Al di là della tragedia che porta proprio il nome di Ecuba, ve n’è un'altra, Le Troiane, che è la rappresentazione per noi letteraria, ma all’epoca anche scenica, delle sofferenze che la guerra arreca agli sconfitti e che la storia non si cura di raccontare. Nelle Troiane vediamo passare in rassegna una dopo l’altra tutte le donne troiane, che non essendo state uccise, vengono date in schiave ai grandi vincitori achei. Tra queste una Cassandra praticamente bambina e un’Andromaca madre a cui viene strappato dal seno il figlio Astianatte, che dev’essere ucciso per estirpare totalmente la stirpe troiana. E in questo continuo flusso di patimenti che si susseguono, introiettando nello spettatore o nel lettore una partecipazione emotiva a quello strazio, resta sempre al centro la figura di Ecuba. Il suo corpo diventa incarnazione di tutte le sofferenze del popolo troiano. Vede deportate la figlia e la nuora ed è costretta a seppellire lei stessa il corpo deforme del nipotino, scaraventato al suolo dall’alto delle mura.
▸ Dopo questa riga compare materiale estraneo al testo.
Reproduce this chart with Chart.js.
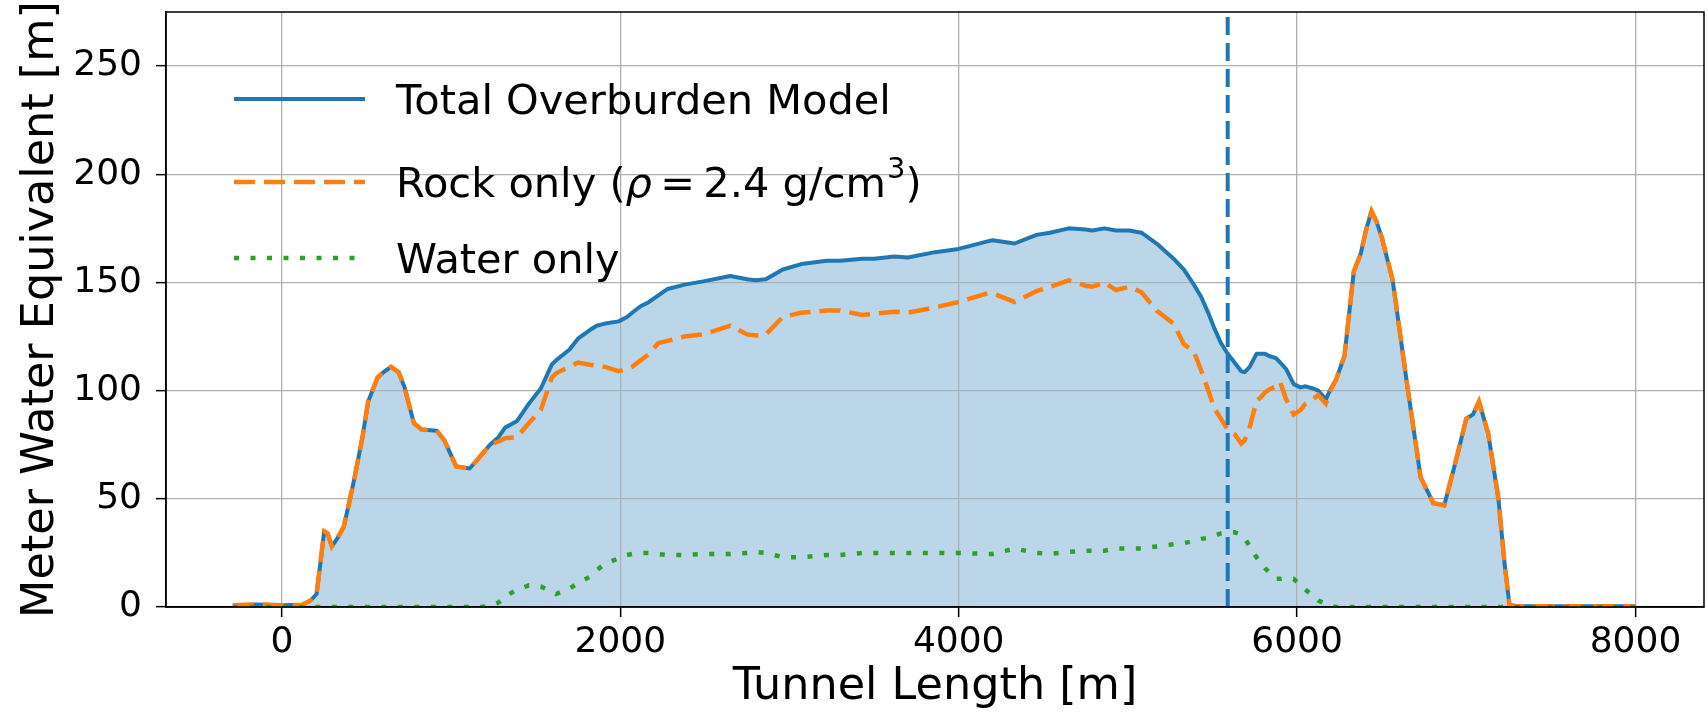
<!DOCTYPE html>
<html>
<head>
<meta charset="utf-8">
<script src="https://cdn.jsdelivr.net/npm/chart.js@4/dist/chart.umd.min.js"></script>
<style>
html,body{margin:0;padding:0;background:#ffffff;}
#wrap{width:1708px;height:715px;position:relative;}
</style>
</head>
<body>
<div id="wrap"><canvas id="c" width="1708" height="715"></canvas></div>
<script>
// ---- data ----
const tunnelLength = [-290,-150,0,120,170,205,230,250,270,295,330,365,400,430,475,510,565,600,645,690,725,780,825,915,960,1030,1110,1165,1230,1280,1320,1390,1460,1530,1595,1620,1700,1750,1820,1860,1910,1990,2040,2070,2120,2170,2225,2280,2380,2490,2650,2750,2800,2860,2960,3070,3220,3300,3430,3500,3620,3700,3860,4000,4170,4200,4330,4460,4540,4650,4750,4790,4860,4930,5010,5080,5170,5270,5330,5390,5435,5480,5510,5550,5590,5630,5670,5690,5720,5760,5810,5835,5875,5900,5935,5980,6020,6050,6095,6125,6170,6200,6230,6280,6335,6375,6410,6440,6470,6500,6565,6650,6730,6805,6870,6940,7000,7040,7075,7130,7190,7225,7255,7300,7600,8000];
const totalOverburden = [0.8,1.2,0.8,1,3,6,22,35,34,28,32,37,49,60,78,95,106,108.5,111,108.5,101.5,85,82,81.5,77,65,64,69,75,78.5,83,86,94,101,112,114,119,124,128,130,131,132,134,136,139,141,144,147,149,150.5,153,151.5,151,151.5,156,158.5,160,160,161,161,162,161.5,164,165.5,169,169.5,168,172,173,175,174.5,174,175,174,174,173,168,161,156,149,143,135,129,122,117,113,109,108.5,111,117,117,116,115,113,110,103,101.5,102,101,100,96,101,105,116,155,163,175,183,178,171,151,103,60,48,47,68,87,89,95,80,50,21,1,0.3,0.3,0.3];
const rockOnly = [0.8,1.2,0.8,1,3,6,22,35,34,28,32,37,49,60,78,95,106,108.5,111,108.5,101.5,85,82,81.5,77,65,64,69,75,76.5,78,78.5,85,91,106,108,111,113,112,111.5,111,109,110,111,114,117,122,123,125,126,130,126,125.5,126,134,136,137,137,135,135.5,136.5,136,138.5,141,145,145,141,146,148,151,148.5,148,150,146.5,148,145.5,137,131,121.5,118,109,99,92,87,82,80,75.5,77,83,95,99,100.5,102,104,96,89,91,94,96,98,94,100.5,105,116,155,163,175,183,178,171,151,103,60,48,47,68,87,89,95,80,50,21,1,0.3,0.3,0.3];
const waterOnly = [0,0,0,0,0,0,0,0,0,0,0,0,0,0,0,0,0,0,0,0,0,0,0,0,0,0,0,0,0.5,2,5,8,10,9.5,7,6,8.5,11,14,17,20,22.5,24,24.5,25,25,24.5,24,24,24.5,24.5,25,25.5,25,23,23,24,24,25,25,25,25,25,25,24.5,24.5,27,25,24.5,25.5,26,26,26,27,27,27,28,29,29.5,30.5,31.5,32,33,34,34.5,34.5,33.5,32,28,23,18,16,13,13,13.5,13,10,8,5,3,1.5,0.5,0,0,0,0,0,0,0,0,0,0,0,0,0,0,0,0,0,0,0,0,0,0,0,0];
const markerPosition = 5590;
const seriesLabels = ['Total Overburden Model', 'Rock only (\u03C1 = 2.4 g/cm\u00B3)', 'Water only'];
const xTicks = [0, 2000, 4000, 6000, 8000];
const yTicks = [0, 50, 100, 150, 200, 250];
const xRange = [-685, 8405];
const yRange = [0, 275];
const xTitle = 'Tunnel Length [m]';
const yTitle = 'Meter Water Equivalent [m]';

// ---- chart ----
const FAMILY = 'DejaVu Sans';
Chart.defaults.font.family = FAMILY;
Chart.defaults.color = '#000';

const toPoints = (ys) => tunnelLength.map((x, i) => ({x: x, y: ys[i]}));

function drawRich(ctx, text, x, y, size) {
  let cx = x;
  let buf = '';
  let inMath = false;
  const flush = () => {
    if (!buf) return;
    ctx.font = size + 'px "' + FAMILY + '"';
    ctx.fillText(buf, cx, y);
    cx += ctx.measureText(buf).width;
    buf = '';
  };
  for (const ch of text) {
    if (ch === '\u03C1') {
      flush();
      ctx.font = 'italic ' + size + 'px "' + FAMILY + '"';
      ctx.fillText(ch, cx, y);
      cx += ctx.measureText(ch).width;
      inMath = true;
    } else if (ch === '\u00B3') {
      flush();
      const s = Math.round(size * 0.7);
      ctx.font = s + 'px "' + FAMILY + '"';
      ctx.fillText('3', cx + 1, y - size * 0.45);
      cx += ctx.measureText('3').width + 1;
    } else if (ch === ' ' && inMath) {
      flush();
      cx += size * 0.2;
    } else {
      if (ch === '4') inMath = false;
      buf += ch;
    }
  }
  flush();
}

const frameAndLegend = {
  id: 'frameAndLegend',
  afterDraw(chart) {
    const {ctx, chartArea: a} = chart;
    ctx.save();
    ctx.strokeStyle = '#000';
    ctx.lineWidth = 1.5;
    ctx.setLineDash([]);
    ctx.strokeRect(a.left, a.top, a.right - a.left, a.bottom - a.top);
    const rows = [99, 182, 258];
    const x0 = 234, x1 = 365, tx = 396;
    ctx.fillStyle = '#000';
    ctx.textAlign = 'left';
    ctx.textBaseline = 'alphabetic';
    chart.data.datasets.slice(0, 3).forEach((ds, i) => {
      const y = rows[i];
      ctx.beginPath();
      ctx.setLineDash(ds.borderDash || []);
      ctx.lineWidth = ds.borderWidth;
      ctx.strokeStyle = ds.borderColor;
      ctx.lineCap = 'butt';
      ctx.moveTo(x0, y);
      ctx.lineTo(x1, y);
      ctx.stroke();
      ctx.setLineDash([]);
      drawRich(ctx, ds.label, tx, y + 15, 41.5);
    });
    ctx.restore();
  }
};

new Chart(document.getElementById('c'), {
  type: 'line',
  data: {
    datasets: [
      {
        label: seriesLabels[0],
        data: toPoints(totalOverburden),
        borderColor: '#1f77b4',
        backgroundColor: 'rgba(31,119,180,0.3)',
        borderWidth: 4,
        fill: 'origin',
        pointRadius: 0,
        tension: 0,
        borderJoinStyle: 'round',
        order: 3
      },
      {
        label: seriesLabels[1],
        data: toPoints(rockOnly),
        borderColor: '#ff7f0e',
        borderWidth: 4.5,
        borderDash: [21, 9],
        fill: false,
        pointRadius: 0,
        tension: 0,
        order: 2
      },
      {
        label: seriesLabels[2],
        data: toPoints(waterOnly),
        borderColor: '#2ca02c',
        borderWidth: 4.5,
        borderDash: [5, 11.5],
        fill: false,
        pointRadius: 0,
        tension: 0,
        order: 1
      },
      {
        label: 'marker',
        data: [{x: markerPosition, y: yRange[0]}, {x: markerPosition, y: yRange[1]}],
        borderColor: '#1f77b4',
        borderWidth: 4,
        borderDash: [18, 8],
        fill: false,
        pointRadius: 0,
        order: 0
      }
    ]
  },
  options: {
    responsive: false,
    animation: false,
    devicePixelRatio: 1,
    layout: {padding: {left: 0, right: 4, top: 12, bottom: 0}},
    plugins: {
      legend: {display: false},
      tooltip: {enabled: false},
      filler: {drawTime: 'beforeDraw'}
    },
    scales: {
      x: {
        type: 'linear',
        min: xRange[0],
        max: xRange[1],
        afterBuildTicks: (s) => { s.ticks = xTicks.map(v => ({value: v})); },
        afterFit: (s) => { s.height = 108; s.paddingLeft = 0; s.paddingRight = 0; },
        grid: {color: '#b0b0b0', lineWidth: 1.3, tickColor: '#000', tickLength: 10, tickWidth: 1.5},
        border: {color: '#000', width: 1.5},
        ticks: {color: '#000', font: {family: FAMILY, size: 36}, padding: 4, maxRotation: 0, autoSkip: false, callback: (v) => String(v)},
        title: {display: true, text: xTitle, color: '#000', font: {family: FAMILY, size: 44.5}, padding: {top: 0, bottom: 1}}
      },
      y: {
        type: 'linear',
        min: yRange[0],
        max: yRange[1],
        afterBuildTicks: (s) => { s.ticks = yTicks.map(v => ({value: v})); },
        afterFit: (s) => { s.width = 166; s.paddingTop = 0; s.paddingBottom = 0; },
        grid: {color: '#b0b0b0', lineWidth: 1.3, tickColor: '#000', tickLength: 10, tickWidth: 1.5},
        border: {color: '#000', width: 1.5},
        ticks: {color: '#000', font: {family: FAMILY, size: 36}, padding: 14, autoSkip: false, callback: (v) => String(v)},
        title: {display: true, text: yTitle, color: '#000', font: {family: FAMILY, size: 44.5}, padding: {top: 15, bottom: 0}}
      }
    }
  },
  plugins: [frameAndLegend]
});
</script>
</body>
</html>
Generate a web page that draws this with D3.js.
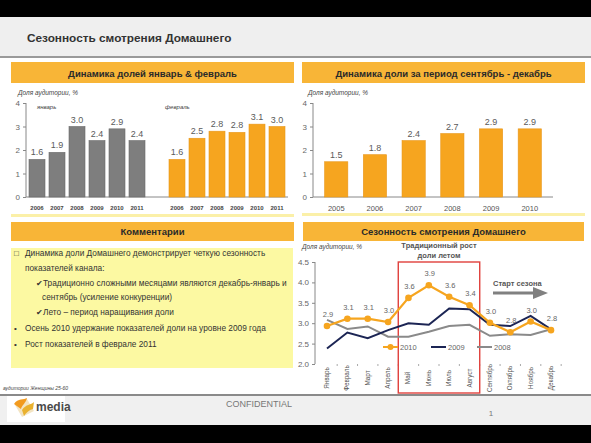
<!DOCTYPE html>
<html><head><meta charset="utf-8">
<script src="https://cdn.jsdelivr.net/npm/d3@7"></script>
<style>
html,body{margin:0;padding:0;background:#fff;}
svg{display:block;font-family:"Liberation Sans",Arial,sans-serif;}
</style></head>
<body>
<script>
// ---------- DATA ----------
const janYears = ["2006","2007","2008","2009","2010","2011"];
const janValues = [1.6, 1.9, 3.0, 2.4, 2.9, 2.4];
const febYears = ["2006","2007","2008","2009","2010","2011"];
const febValues = [1.6, 2.5, 2.8, 2.75, 3.1, 3.0];
const sdYears = ["2005","2006","2007","2008","2009","2010"];
const sdValues = [1.5, 1.8, 2.4, 2.7, 2.9, 2.9];
const shareTicks = [0, 1, 2, 3, 4];
const months = ["Январь","Февраль","Март","Апрель","Май","Июнь","Июль","Август","Сентябрь","Октябрь","Ноябрь","Декабрь"];
const s2010 = [2.93, 3.11, 3.11, 3.03, 3.62, 3.93, 3.65, 3.44, 3.01, 2.78, 3.04, 2.83];
const s2009 = [2.38, 2.77, 2.63, 2.83, 3.00, 2.96, 3.36, 3.34, 2.96, 2.93, 3.18, 2.85];
const s2008 = [3.08, 2.86, 2.92, 2.67, 2.67, 2.79, 2.93, 2.96, 2.69, 2.73, 2.71, 2.85];
const seasonTicks = [2.0, 2.5, 3.0, 3.5, 4.0, 4.5];
const seriesNames = ["2010","2009","2008"];
const comments = [
  {b:"□", t:"Динамика доли Домашнего демонстрирует четкую сезонность", lvl:0},
  {b:"", t:"показателей канала:", lvl:0},
  {b:"", t:"✔Традиционно сложными месяцами являются декабрь-январь и", lvl:1},
  {b:"", t:"сентябрь (усиление конкуренции)", lvl:2},
  {b:"", t:"✔Лето – период наращивания доли", lvl:1},
  {b:"•", t:"Осень 2010 удержание показателей доли на уровне 2009 года", lvl:0},
  {b:"•", t:"Рост показателей в феврале 2011", lvl:0}
];

// ---------- STYLE ----------
const ORANGE = "#F6A51F", HEADER = "#F8B537", GRAYBAR = "#7E7E7E";
const NAVY = "#1C2554", GRAYLINE = "#8A8A8A", TXT = "#5a5a5a";

const svg = d3.select("body").append("svg").attr("width",591).attr("height",443);

// slide decor
svg.append("rect").attr("x",0).attr("y",0).attr("width",591).attr("height",443).attr("fill","#fff");
svg.append("rect").attr("x",0).attr("y",0).attr("width",591).attr("height",17).attr("fill","#000");
svg.append("rect").attr("x",0).attr("y",17).attr("width",591).attr("height",39).attr("fill","#EFEFEF");
svg.append("rect").attr("x",0).attr("y",56).attr("width",591).attr("height",2).attr("fill","#9a9a9a");
svg.append("text").attr("x",27).attr("y",42).attr("font-size",11.8).attr("font-weight","bold").attr("fill","#333")
  .text("Сезонность смотрения Домашнего");

// footer
svg.append("rect").attr("x",0).attr("y",394).attr("width",591).attr("height",2).attr("fill","#8a8a8a");
svg.append("rect").attr("x",0).attr("y",396).attr("width",591).attr("height",29).attr("fill","#F0F0F0");
svg.append("rect").attr("x",0).attr("y",425).attr("width",591).attr("height",18).attr("fill","#000");
svg.append("rect").attr("x",7).attr("y",396).attr("width",58).attr("height",26).attr("fill","#fff");
svg.append("text").attr("x",259).attr("y",407).attr("text-anchor","middle").attr("font-size",9).attr("fill","#777").text("CONFIDENTIAL");
svg.append("text").attr("x",491).attr("y",416).attr("text-anchor","middle").attr("font-size",8).attr("fill","#777").text("1");
svg.append("text").attr("x",3).attr("y",390).attr("font-size",5).attr("font-style","italic").attr("fill","#444").text("аудитории Женщины 25-60");
// logo
const logo = svg.append("g");
logo.append("path").attr("d","M15,405 L27,399 L34,411 L22,417 Z").attr("fill","#F3E4C2");
logo.append("path").attr("d","M14,404 C18,398 24,400 27,398 C26,403 22,405 21,409 Z").attr("fill","#F29A1E");
logo.append("path").attr("d","M22,410 C26,404 31,405 34,402 L33,409 C29,410 26,413 24,416 Z").attr("fill","#E9B12E");
logo.append("text").attr("x",36).attr("y",411).attr("font-size",12).attr("font-weight","bold").attr("fill","#4a4a4a").text("media");

// headers
function header(x,y,w,h,text,ty){
  svg.append("rect").attr("x",x).attr("y",y).attr("width",w).attr("height",h).attr("fill",HEADER);
  svg.append("text").attr("x",x+w/2).attr("y",ty).attr("text-anchor","middle").attr("font-size",9.5)
    .attr("font-weight","bold").attr("fill","#2a2a2a").text(text);
}
header(11,62,283,21,"Динамика долей январь & февраль",76.5);
header(302,62,283,21,"Динамика доли за период сентябрь - декабрь",76.5);
header(11,222,283,19,"Комментарии",235);
header(303,222,281,19,"Сезонность смотрения Домашнего",235);
svg.append("rect").attr("x",11).attr("y",214).attr("width",283).attr("height",3).attr("fill","#FBF0A8");
svg.append("rect").attr("x",302).attr("y",213).attr("width",283).attr("height",3).attr("fill","#FBF0A8");

// ---------- CHART 1: Jan & Feb ----------
const y1 = d3.scaleLinear().domain([0,4]).range([197,103]);
const xJan = d3.scaleBand().domain(janYears).range([27,147]).paddingInner(0.2).paddingOuter(0.1);
const xFeb = d3.scaleBand().domain(febYears).range([167,287]).paddingInner(0.2).paddingOuter(0.1);

function yAxis(g, scale, x, ticks, fmt){
  const ax = g.append("g").attr("transform",`translate(${x},0)`)
    .call(d3.axisLeft(scale).tickValues(ticks).tickSize(3).tickPadding(3).tickFormat(fmt));
  ax.select(".domain").attr("stroke","#888").attr("d",`M0,${scale.range()[0]}V${scale.range()[1]}`);
  ax.selectAll(".tick line").attr("stroke","#888");
  ax.selectAll(".tick text").attr("font-size",8).attr("fill","#666").attr("font-family","Liberation Sans, Arial, sans-serif");
  return ax;
}
const c1 = svg.append("g");
c1.append("text").attr("x",18).attr("y",95).attr("font-size",6.5).attr("font-style","italic").attr("fill","#444").text("Доля аудитории, %");
yAxis(c1, y1, 26, shareTicks, d3.format("d"));
c1.append("line").attr("x1",26).attr("x2",288).attr("y1",y1(0)).attr("y2",y1(0)).attr("stroke","#888");
c1.append("text").attr("x",37).attr("y",109).attr("font-size",6).attr("font-style","italic").attr("fill","#444").text("январь");
c1.append("text").attr("x",165).attr("y",109).attr("font-size",6).attr("font-style","italic").attr("fill","#444").text("февраль");

function bars(g, xs, cats, vals, fill, stroke, lblSize){
  g.selectAll(null).data(cats).enter().append("rect")
    .attr("x",d=>xs(d)).attr("width",xs.bandwidth())
    .attr("y",(d,i)=>y1(vals[i])).attr("height",(d,i)=>y1(0)-y1(vals[i]))
    .attr("fill",fill).attr("stroke",stroke).attr("stroke-width",0.6);
  g.selectAll(null).data(cats).enter().append("text")
    .attr("x",d=>xs(d)+xs.bandwidth()/2).attr("y",(d,i)=>y1(vals[i])-4)
    .attr("text-anchor","middle").attr("font-size",lblSize).attr("fill",TXT)
    .text((d,i)=>d3.format(".1f")(vals[i]));
}
bars(c1, xJan, janYears, janValues, GRAYBAR, "#6a6a6a", 9);
bars(c1, xFeb, febYears, febValues, ORANGE, "#e8961a", 9);
[xJan, xFeb].forEach((xs,k)=>{
  const cats = k===0?janYears:febYears;
  c1.selectAll(null).data(cats).enter().append("text")
    .attr("x",d=>xs(d)+xs.bandwidth()/2).attr("y",210).attr("text-anchor","middle")
    .attr("font-size",6).attr("font-weight","bold").attr("fill","#444").text(d=>d);
});

// ---------- CHART 2: Sep-Dec ----------
const c2 = svg.append("g");
const x2 = d3.scaleBand().domain(sdYears).range([313,553]).paddingInner(0.4).paddingOuter(0.3);
c2.append("text").attr("x",308).attr("y",95).attr("font-size",6.5).attr("font-style","italic").attr("fill","#444").text("Доля аудитории, %");
yAxis(c2, y1, 313, shareTicks, d3.format("d"));
c2.append("line").attr("x1",313).attr("x2",553).attr("y1",y1(0)).attr("y2",y1(0)).attr("stroke","#888");
bars(c2, x2, sdYears, sdValues, ORANGE, "#e8961a", 9);
c2.selectAll(null).data(sdYears).enter().append("text")
  .attr("x",d=>x2(d)+x2.bandwidth()/2).attr("y",211).attr("text-anchor","middle")
  .attr("font-size",7.5).attr("fill","#555").text(d=>d);

// ---------- COMMENTS ----------
svg.append("rect").attr("x",11).attr("y",248).attr("width",282).attr("height",120).attr("fill","#FCF9A2");
const cy = [256, 271, 286, 300, 315, 331, 347];
const cx = [25, 36, 42];
comments.forEach((c,i)=>{
  if(c.b) svg.append("text").attr("x",14).attr("y",cy[i]).attr("font-size",8).attr("fill","#333").text(c.b);
  svg.append("text").attr("x",cx[c.lvl]).attr("y",cy[i]).attr("font-size",8.3).attr("fill","#333").text(c.t);
});

// ---------- CHART 3: seasonality ----------
const c3 = svg.append("g");
const x3 = d3.scalePoint().domain(months).range([327,551]);
const step3 = x3.step();
const y3 = d3.scaleLinear().domain([2,4.5]).range([364,262]);
c3.append("text").attr("x",302).attr("y",249).attr("font-size",6.5).attr("font-style","italic").attr("fill","#444").text("Доля аудитории, %");
yAxis(c3, y3, 315, seasonTicks, d3.format(".1f"));
// category ticks
c3.selectAll(null).data(months).enter().append("line")
  .attr("x1",d=>x3(d)+step3/2).attr("x2",d=>x3(d)+step3/2).attr("y1",y3(2)).attr("y2",y3(2)+2)
  .attr("stroke","#aaa");
c3.selectAll(null).data(months).enter().append("text")
  .attr("transform",d=>`translate(${x3(d)+2},378) rotate(-90)`).attr("text-anchor","middle")
  .attr("font-size",6.3).attr("fill","#555").text(d=>d);

// red rectangle around summer
c3.append("rect").attr("x",x3("Май")-step3/2).attr("y",y3(4.5)).attr("width",x3("Август")-x3("Май")+step3)
  .attr("height",393-y3(4.5)).attr("fill","none").attr("stroke","#E0403C").attr("stroke-width",1.4);
c3.append("text").attr("x",439).attr("y",248).attr("text-anchor","middle").attr("font-size",7.5).attr("font-weight","bold").attr("fill","#555").text("Традиционный рост");
c3.append("text").attr("x",439).attr("y",258).attr("text-anchor","middle").attr("font-size",7.5).attr("font-weight","bold").attr("fill","#555").text("доли летом");
c3.append("text").attr("x",493).attr("y",286).attr("font-size",7.5).attr("font-weight","bold").attr("fill","#555").text("Старт сезона");
c3.append("line").attr("x1",493).attr("x2",534).attr("y1",293).attr("y2",293).attr("stroke","#808080").attr("stroke-width",3);
c3.append("path").attr("d","M533,287 L548,293 L533,299 Z").attr("fill","#808080");

const line3 = d3.line().x((d,i)=>x3(months[i])).y(d=>y3(d));
c3.append("path").attr("d",line3(s2008)).attr("fill","none").attr("stroke",GRAYLINE).attr("stroke-width",2);
c3.append("path").attr("d",line3(s2009)).attr("fill","none").attr("stroke",NAVY).attr("stroke-width",2);
c3.append("path").attr("d",line3(s2010)).attr("fill","none").attr("stroke",ORANGE).attr("stroke-width",2.2);
c3.selectAll(null).data(s2010).enter().append("circle")
  .attr("cx",(d,i)=>x3(months[i])).attr("cy",d=>y3(d)).attr("r",3.3).attr("fill",ORANGE);
c3.selectAll(null).data(s2010).enter().append("text")
  .attr("x",(d,i)=>x3(months[i])+1).attr("y",d=>y3(d)-9).attr("text-anchor","middle")
  .attr("font-size",7.5).attr("fill","#666").text(d=>d3.format(".1f")(d));

// legend
const legColors = [ORANGE, NAVY, GRAYLINE];
const legX = [383, 431, 477];
seriesNames.forEach((n,i)=>{
  const g = c3.append("g");
  g.append("line").attr("x1",legX[i]).attr("x2",legX[i]+15).attr("y1",347).attr("y2",347).attr("stroke",legColors[i]).attr("stroke-width",2);
  if(i===0) g.append("circle").attr("cx",legX[i]+7.5).attr("cy",347).attr("r",3).attr("fill",ORANGE);
  g.append("text").attr("x",legX[i]+17).attr("y",350).attr("font-size",7.5).attr("fill","#666").text(n);
});
</script>
</body></html>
E una volta che tutte le donne troiane sono state stipate nelle navi greche in attesa della loro sorte di schiave, resta lei. La splendida reggia viene incendiata e davanti alle macerie in fiamme di quella che figuralmente ha rappresentato la sua stessa vita, Euripide, per restituire l’idea di un dolore portato agli estremi dell’esasperazione, rappresenta Ecuba disperata che prende la rincorsa verso le fiamme, per fare della reggia la sua stessa pira. Ciò che prima rappresentava la sua vita, ora dev’essere anche il suo luogo di morte. Non sarà così, perché ora non appartiene più a sé stessa (come tutte le donne dell’epoca forse non si è mai appartenuta, ma è un altro discorso), il suo corpo è di proprietà dello stimabile Ulisse.

Quindi questo gesto assolutamente disperato e denso di una carica anche troppo eccessiva di patetismo viene impedito. Ed è nell’esplorare la sofferenza di Cassandra, Andromaca, Ecuba ed in generale del Vinto, che si trova a volte la ricchezza e la verità di un evento. Πάθει μάθος. Nel dolore, la conoscenza.